Transcribe the full listing exactly, and drop every picture.

── DATA SECTION ──

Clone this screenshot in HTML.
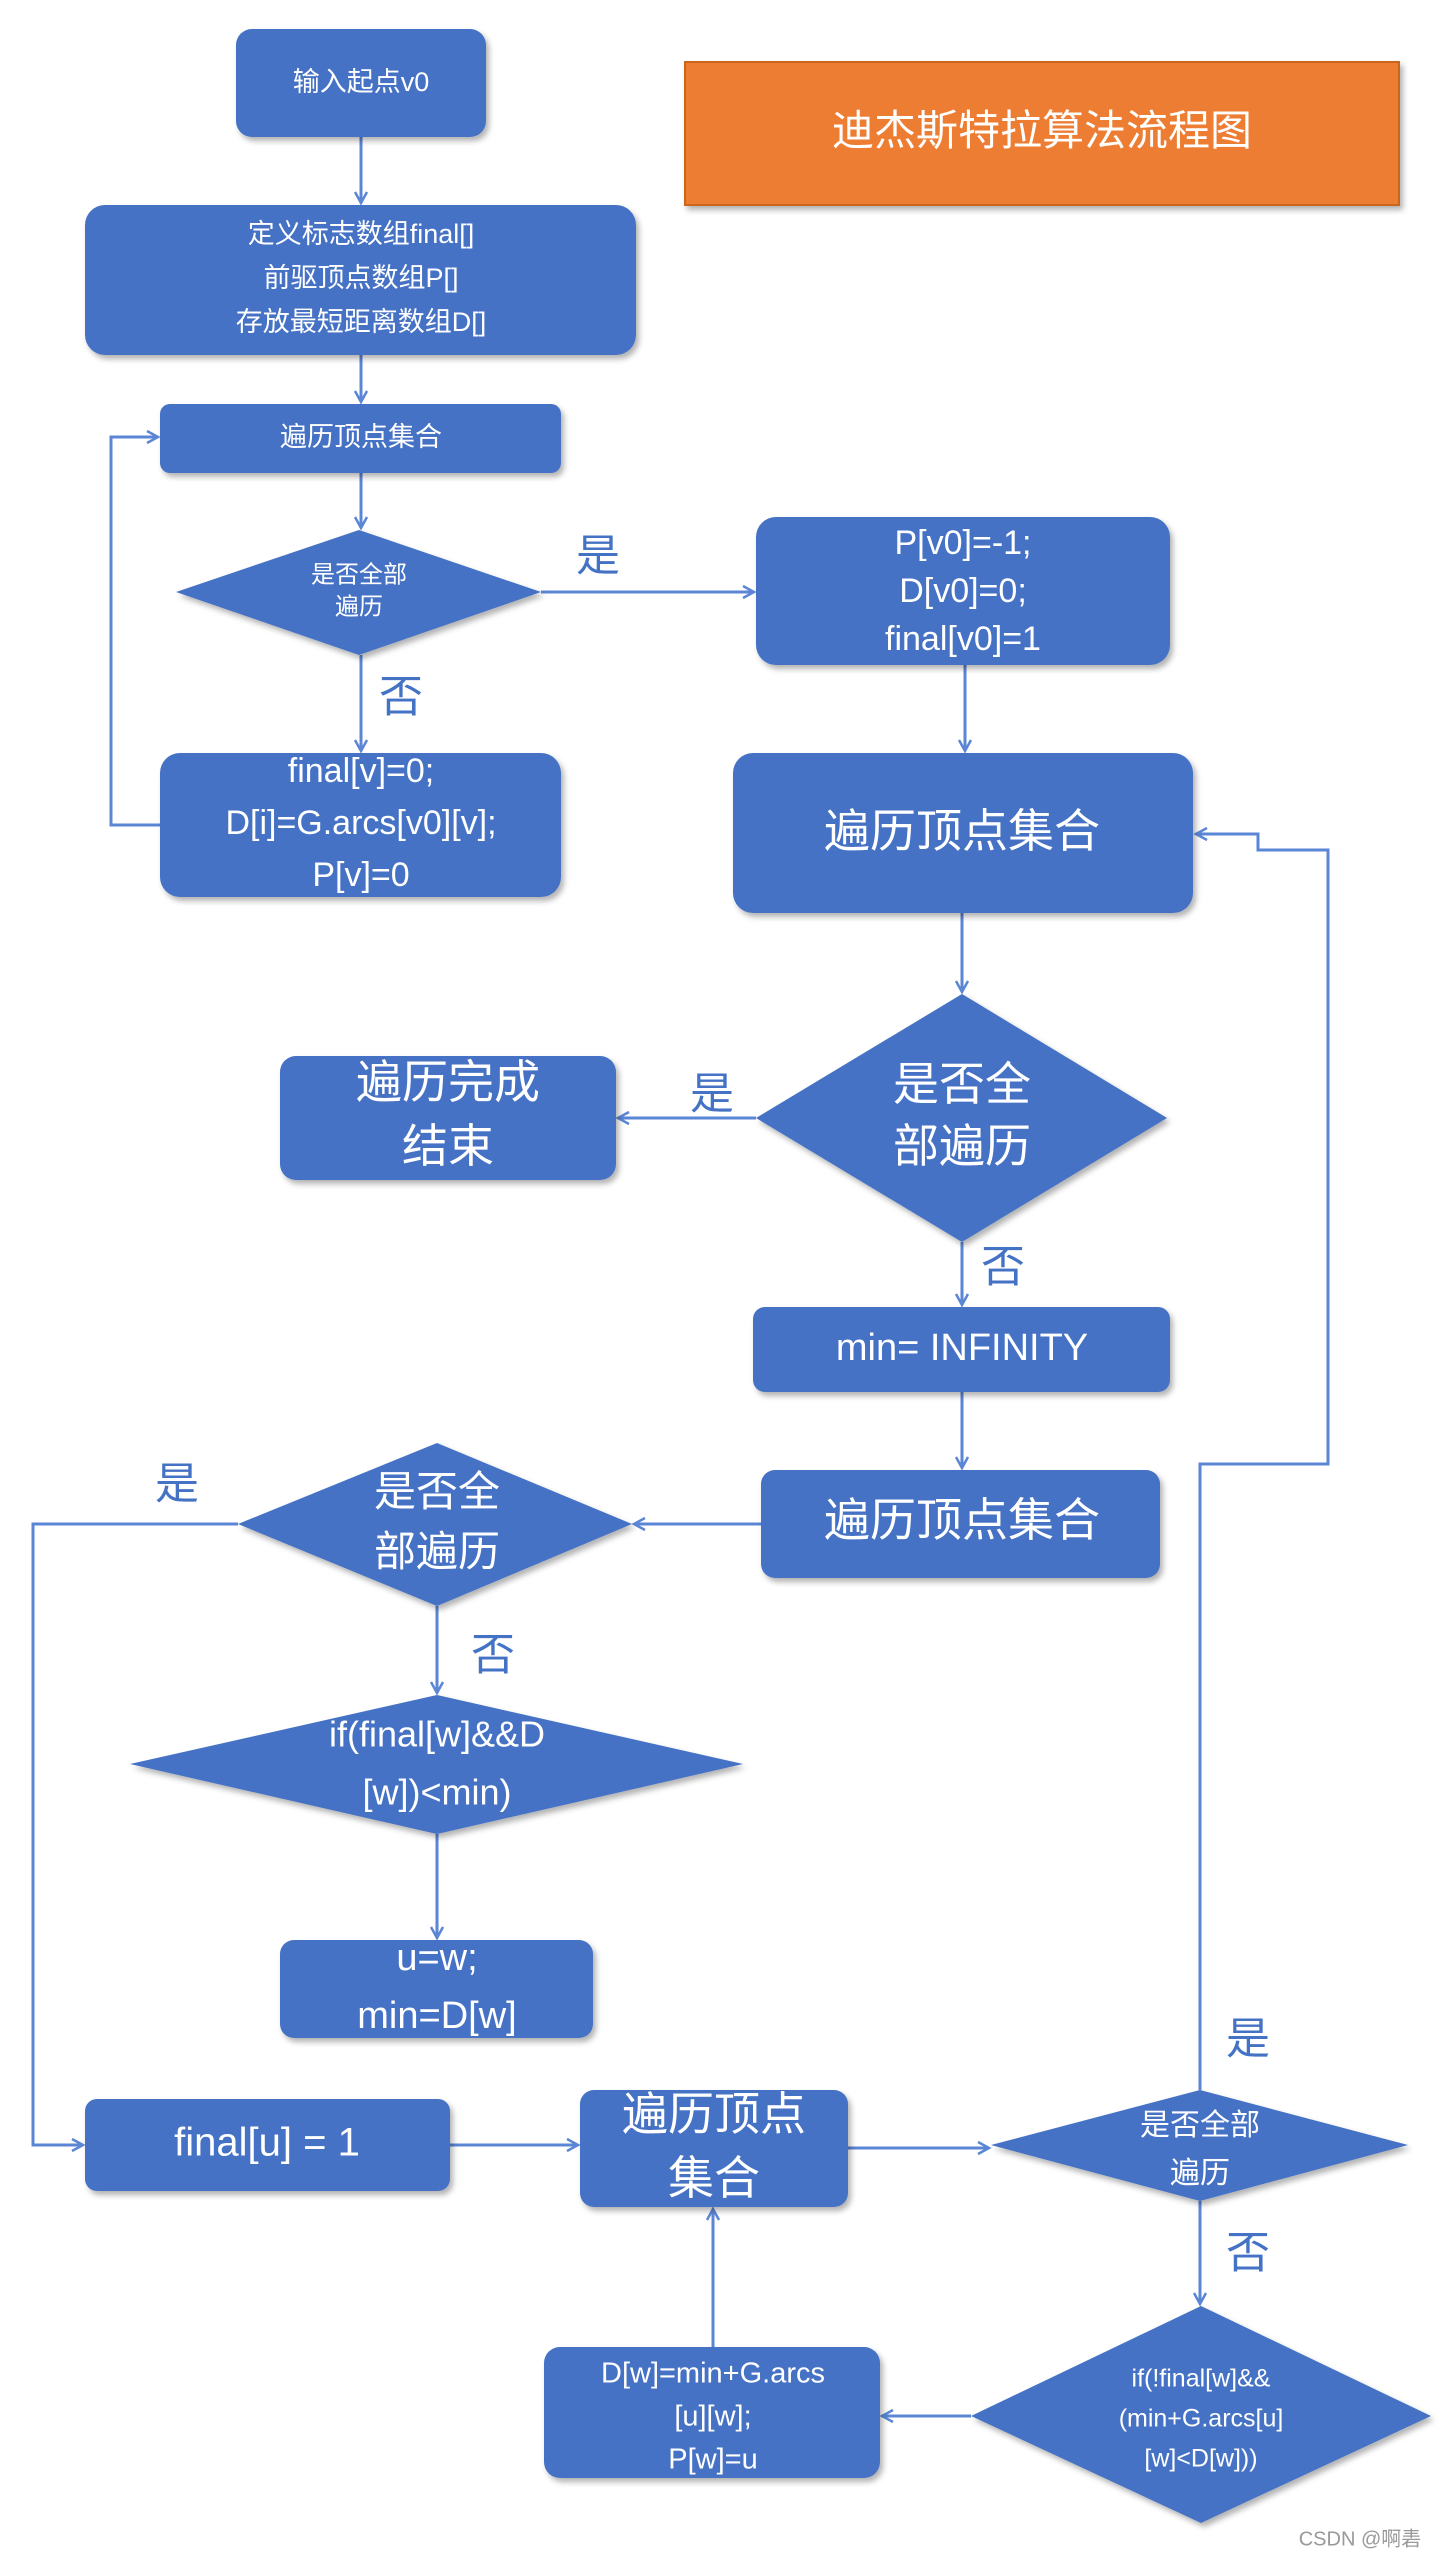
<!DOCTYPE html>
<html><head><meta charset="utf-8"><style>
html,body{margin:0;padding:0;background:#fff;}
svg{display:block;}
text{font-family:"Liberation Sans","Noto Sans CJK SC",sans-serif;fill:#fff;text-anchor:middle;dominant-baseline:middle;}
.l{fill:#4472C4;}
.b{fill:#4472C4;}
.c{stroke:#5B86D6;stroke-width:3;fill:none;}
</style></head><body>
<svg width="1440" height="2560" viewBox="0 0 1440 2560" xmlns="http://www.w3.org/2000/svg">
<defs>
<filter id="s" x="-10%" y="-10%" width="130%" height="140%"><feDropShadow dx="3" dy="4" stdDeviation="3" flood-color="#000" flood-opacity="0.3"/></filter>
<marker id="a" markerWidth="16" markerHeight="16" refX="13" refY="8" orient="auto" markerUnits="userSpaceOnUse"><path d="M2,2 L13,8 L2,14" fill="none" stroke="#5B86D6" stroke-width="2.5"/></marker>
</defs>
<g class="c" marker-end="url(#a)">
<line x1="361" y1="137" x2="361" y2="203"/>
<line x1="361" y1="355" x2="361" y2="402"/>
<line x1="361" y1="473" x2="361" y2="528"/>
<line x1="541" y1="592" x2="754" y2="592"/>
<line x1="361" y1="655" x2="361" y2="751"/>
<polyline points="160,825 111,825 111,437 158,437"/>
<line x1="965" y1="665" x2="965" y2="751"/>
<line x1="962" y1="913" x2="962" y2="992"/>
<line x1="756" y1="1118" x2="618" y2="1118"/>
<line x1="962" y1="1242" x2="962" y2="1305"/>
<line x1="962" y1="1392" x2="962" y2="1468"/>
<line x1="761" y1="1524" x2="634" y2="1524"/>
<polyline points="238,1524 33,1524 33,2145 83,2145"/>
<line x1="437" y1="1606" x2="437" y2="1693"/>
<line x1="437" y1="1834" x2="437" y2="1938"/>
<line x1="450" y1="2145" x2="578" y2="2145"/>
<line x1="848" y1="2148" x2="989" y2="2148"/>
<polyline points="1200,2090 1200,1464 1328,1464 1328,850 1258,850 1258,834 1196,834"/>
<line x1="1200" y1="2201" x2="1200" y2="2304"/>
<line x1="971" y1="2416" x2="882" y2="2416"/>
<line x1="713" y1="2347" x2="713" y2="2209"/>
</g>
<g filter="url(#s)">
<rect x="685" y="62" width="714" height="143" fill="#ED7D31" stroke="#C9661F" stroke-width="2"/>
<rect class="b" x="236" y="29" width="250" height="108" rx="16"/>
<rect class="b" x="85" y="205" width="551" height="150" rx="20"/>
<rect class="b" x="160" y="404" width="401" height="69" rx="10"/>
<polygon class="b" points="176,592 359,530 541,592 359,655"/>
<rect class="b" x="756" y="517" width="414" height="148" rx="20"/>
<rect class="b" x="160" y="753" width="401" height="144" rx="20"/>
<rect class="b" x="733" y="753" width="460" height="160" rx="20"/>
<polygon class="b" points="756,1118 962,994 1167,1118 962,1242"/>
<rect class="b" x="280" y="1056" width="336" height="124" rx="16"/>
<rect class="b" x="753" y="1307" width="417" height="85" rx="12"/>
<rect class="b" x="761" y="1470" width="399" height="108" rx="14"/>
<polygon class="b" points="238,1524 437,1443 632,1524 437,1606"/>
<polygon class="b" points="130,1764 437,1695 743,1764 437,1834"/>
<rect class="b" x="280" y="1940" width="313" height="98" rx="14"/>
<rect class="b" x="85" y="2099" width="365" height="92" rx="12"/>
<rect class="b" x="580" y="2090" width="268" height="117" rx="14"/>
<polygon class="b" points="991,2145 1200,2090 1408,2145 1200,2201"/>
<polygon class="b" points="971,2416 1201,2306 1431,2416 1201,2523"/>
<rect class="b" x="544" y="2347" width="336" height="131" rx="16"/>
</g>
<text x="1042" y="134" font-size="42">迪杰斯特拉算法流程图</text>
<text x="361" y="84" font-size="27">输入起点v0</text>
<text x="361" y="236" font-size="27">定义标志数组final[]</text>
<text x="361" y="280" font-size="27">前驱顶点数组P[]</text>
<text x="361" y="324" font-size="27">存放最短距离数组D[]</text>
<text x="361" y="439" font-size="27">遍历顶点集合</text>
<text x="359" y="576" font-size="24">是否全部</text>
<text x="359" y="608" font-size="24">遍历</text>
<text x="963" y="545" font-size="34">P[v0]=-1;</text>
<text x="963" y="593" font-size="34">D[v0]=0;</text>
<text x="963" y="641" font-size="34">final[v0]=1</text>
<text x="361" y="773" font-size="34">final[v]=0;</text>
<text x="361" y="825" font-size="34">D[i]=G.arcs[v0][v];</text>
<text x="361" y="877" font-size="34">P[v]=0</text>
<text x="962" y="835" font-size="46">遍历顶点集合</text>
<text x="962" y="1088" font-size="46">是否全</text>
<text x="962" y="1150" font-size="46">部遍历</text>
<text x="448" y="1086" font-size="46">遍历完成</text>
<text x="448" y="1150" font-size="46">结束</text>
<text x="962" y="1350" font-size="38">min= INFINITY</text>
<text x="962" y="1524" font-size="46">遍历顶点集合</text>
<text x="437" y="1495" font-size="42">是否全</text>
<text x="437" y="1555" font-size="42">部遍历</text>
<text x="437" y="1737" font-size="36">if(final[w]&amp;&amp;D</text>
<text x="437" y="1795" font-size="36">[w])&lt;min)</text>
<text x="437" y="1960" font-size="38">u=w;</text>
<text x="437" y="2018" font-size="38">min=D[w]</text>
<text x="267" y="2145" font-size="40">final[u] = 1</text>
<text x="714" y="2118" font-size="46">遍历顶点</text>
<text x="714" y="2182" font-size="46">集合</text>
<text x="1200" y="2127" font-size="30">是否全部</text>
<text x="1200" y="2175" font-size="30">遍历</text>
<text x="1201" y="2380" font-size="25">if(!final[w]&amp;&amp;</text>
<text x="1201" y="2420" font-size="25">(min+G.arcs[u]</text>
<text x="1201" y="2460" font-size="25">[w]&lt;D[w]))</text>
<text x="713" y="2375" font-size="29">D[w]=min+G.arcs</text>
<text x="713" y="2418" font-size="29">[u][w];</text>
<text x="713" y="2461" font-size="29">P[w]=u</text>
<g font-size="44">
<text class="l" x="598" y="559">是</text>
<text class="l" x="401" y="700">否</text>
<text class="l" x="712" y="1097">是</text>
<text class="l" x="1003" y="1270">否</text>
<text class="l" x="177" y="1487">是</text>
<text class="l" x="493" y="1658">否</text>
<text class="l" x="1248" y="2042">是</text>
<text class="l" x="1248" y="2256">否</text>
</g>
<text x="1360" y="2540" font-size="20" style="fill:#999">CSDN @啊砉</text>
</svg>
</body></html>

───

*SOLUTION TO THIS PROBLEM*
Clone this screenshot in HTML.
<!DOCTYPE html>
<html><head><meta charset="utf-8"><style>
html,body{margin:0;padding:0;background:#fff;}
svg{display:block;}
text{font-family:"Liberation Sans","Noto Sans CJK SC",sans-serif;fill:#fff;text-anchor:middle;dominant-baseline:middle;}
.l{fill:#4472C4;}
.b{fill:#4472C4;}
.c{stroke:#5B86D6;stroke-width:3;fill:none;}
</style></head><body>
<svg width="1440" height="2560" viewBox="0 0 1440 2560" xmlns="http://www.w3.org/2000/svg">
<defs>
<filter id="s" x="-10%" y="-10%" width="130%" height="140%"><feDropShadow dx="3" dy="4" stdDeviation="3" flood-color="#000" flood-opacity="0.3"/></filter>
<marker id="a" markerWidth="16" markerHeight="16" refX="13" refY="8" orient="auto" markerUnits="userSpaceOnUse"><path d="M2,2 L13,8 L2,14" fill="none" stroke="#5B86D6" stroke-width="2.5"/></marker>
</defs>
<g class="c" marker-end="url(#a)">
<line x1="361" y1="137" x2="361" y2="203"/>
<line x1="361" y1="355" x2="361" y2="402"/>
<line x1="361" y1="473" x2="361" y2="528"/>
<line x1="541" y1="592" x2="754" y2="592"/>
<line x1="361" y1="655" x2="361" y2="751"/>
<polyline points="160,825 111,825 111,437 158,437"/>
<line x1="965" y1="665" x2="965" y2="751"/>
<line x1="962" y1="913" x2="962" y2="992"/>
<line x1="756" y1="1118" x2="618" y2="1118"/>
<line x1="962" y1="1242" x2="962" y2="1305"/>
<line x1="962" y1="1392" x2="962" y2="1468"/>
<line x1="761" y1="1524" x2="634" y2="1524"/>
<polyline points="238,1524 33,1524 33,2145 83,2145"/>
<line x1="437" y1="1606" x2="437" y2="1693"/>
<line x1="437" y1="1834" x2="437" y2="1938"/>
<line x1="450" y1="2145" x2="578" y2="2145"/>
<line x1="848" y1="2148" x2="989" y2="2148"/>
<polyline points="1200,2090 1200,1464 1328,1464 1328,850 1258,850 1258,834 1196,834"/>
<line x1="1200" y1="2201" x2="1200" y2="2304"/>
<line x1="971" y1="2416" x2="882" y2="2416"/>
<line x1="713" y1="2347" x2="713" y2="2209"/>
</g>
<g filter="url(#s)">
<rect x="685" y="62" width="714" height="143" fill="#ED7D31" stroke="#C9661F" stroke-width="2"/>
<rect class="b" x="236" y="29" width="250" height="108" rx="16"/>
<rect class="b" x="85" y="205" width="551" height="150" rx="20"/>
<rect class="b" x="160" y="404" width="401" height="69" rx="10"/>
<polygon class="b" points="176,592 359,530 541,592 359,655"/>
<rect class="b" x="756" y="517" width="414" height="148" rx="20"/>
<rect class="b" x="160" y="753" width="401" height="144" rx="20"/>
<rect class="b" x="733" y="753" width="460" height="160" rx="20"/>
<polygon class="b" points="756,1118 962,994 1167,1118 962,1242"/>
<rect class="b" x="280" y="1056" width="336" height="124" rx="16"/>
<rect class="b" x="753" y="1307" width="417" height="85" rx="12"/>
<rect class="b" x="761" y="1470" width="399" height="108" rx="14"/>
<polygon class="b" points="238,1524 437,1443 632,1524 437,1606"/>
<polygon class="b" points="130,1764 437,1695 743,1764 437,1834"/>
<rect class="b" x="280" y="1940" width="313" height="98" rx="14"/>
<rect class="b" x="85" y="2099" width="365" height="92" rx="12"/>
<rect class="b" x="580" y="2090" width="268" height="117" rx="14"/>
<polygon class="b" points="991,2145 1200,2090 1408,2145 1200,2201"/>
<polygon class="b" points="971,2416 1201,2306 1431,2416 1201,2523"/>
<rect class="b" x="544" y="2347" width="336" height="131" rx="16"/>
</g>
<text x="1042" y="134" font-size="42">迪杰斯特拉算法流程图</text>
<text x="361" y="84" font-size="27">输入起点v0</text>
<text x="361" y="236" font-size="27">定义标志数组final[]</text>
<text x="361" y="280" font-size="27">前驱顶点数组P[]</text>
<text x="361" y="324" font-size="27">存放最短距离数组D[]</text>
<text x="361" y="439" font-size="27">遍历顶点集合</text>
<text x="359" y="576" font-size="24">是否全部</text>
<text x="359" y="608" font-size="24">遍历</text>
<text x="963" y="545" font-size="34">P[v0]=-1;</text>
<text x="963" y="593" font-size="34">D[v0]=0;</text>
<text x="963" y="641" font-size="34">final[v0]=1</text>
<text x="361" y="773" font-size="34">final[v]=0;</text>
<text x="361" y="825" font-size="34">D[i]=G.arcs[v0][v];</text>
<text x="361" y="877" font-size="34">P[v]=0</text>
<text x="962" y="835" font-size="46">遍历顶点集合</text>
<text x="962" y="1088" font-size="46">是否全</text>
<text x="962" y="1150" font-size="46">部遍历</text>
<text x="448" y="1086" font-size="46">遍历完成</text>
<text x="448" y="1150" font-size="46">结束</text>
<text x="962" y="1350" font-size="38">min= INFINITY</text>
<text x="962" y="1524" font-size="46">遍历顶点集合</text>
<text x="437" y="1495" font-size="42">是否全</text>
<text x="437" y="1555" font-size="42">部遍历</text>
<text x="437" y="1737" font-size="36">if(final[w]&amp;&amp;D</text>
<text x="437" y="1795" font-size="36">[w])&lt;min)</text>
<text x="437" y="1960" font-size="38">u=w;</text>
<text x="437" y="2018" font-size="38">min=D[w]</text>
<text x="267" y="2145" font-size="40">final[u] = 1</text>
<text x="714" y="2118" font-size="46">遍历顶点</text>
<text x="714" y="2182" font-size="46">集合</text>
<text x="1200" y="2127" font-size="30">是否全部</text>
<text x="1200" y="2175" font-size="30">遍历</text>
<text x="1201" y="2380" font-size="25">if(!final[w]&amp;&amp;</text>
<text x="1201" y="2420" font-size="25">(min+G.arcs[u]</text>
<text x="1201" y="2460" font-size="25">[w]&lt;D[w]))</text>
<text x="713" y="2375" font-size="29">D[w]=min+G.arcs</text>
<text x="713" y="2418" font-size="29">[u][w];</text>
<text x="713" y="2461" font-size="29">P[w]=u</text>
<g font-size="44">
<text class="l" x="598" y="559">是</text>
<text class="l" x="401" y="700">否</text>
<text class="l" x="712" y="1097">是</text>
<text class="l" x="1003" y="1270">否</text>
<text class="l" x="177" y="1487">是</text>
<text class="l" x="493" y="1658">否</text>
<text class="l" x="1248" y="2042">是</text>
<text class="l" x="1248" y="2256">否</text>
</g>
<text x="1360" y="2540" font-size="20" style="fill:#999">CSDN @啊砉</text>
</svg>
</body></html>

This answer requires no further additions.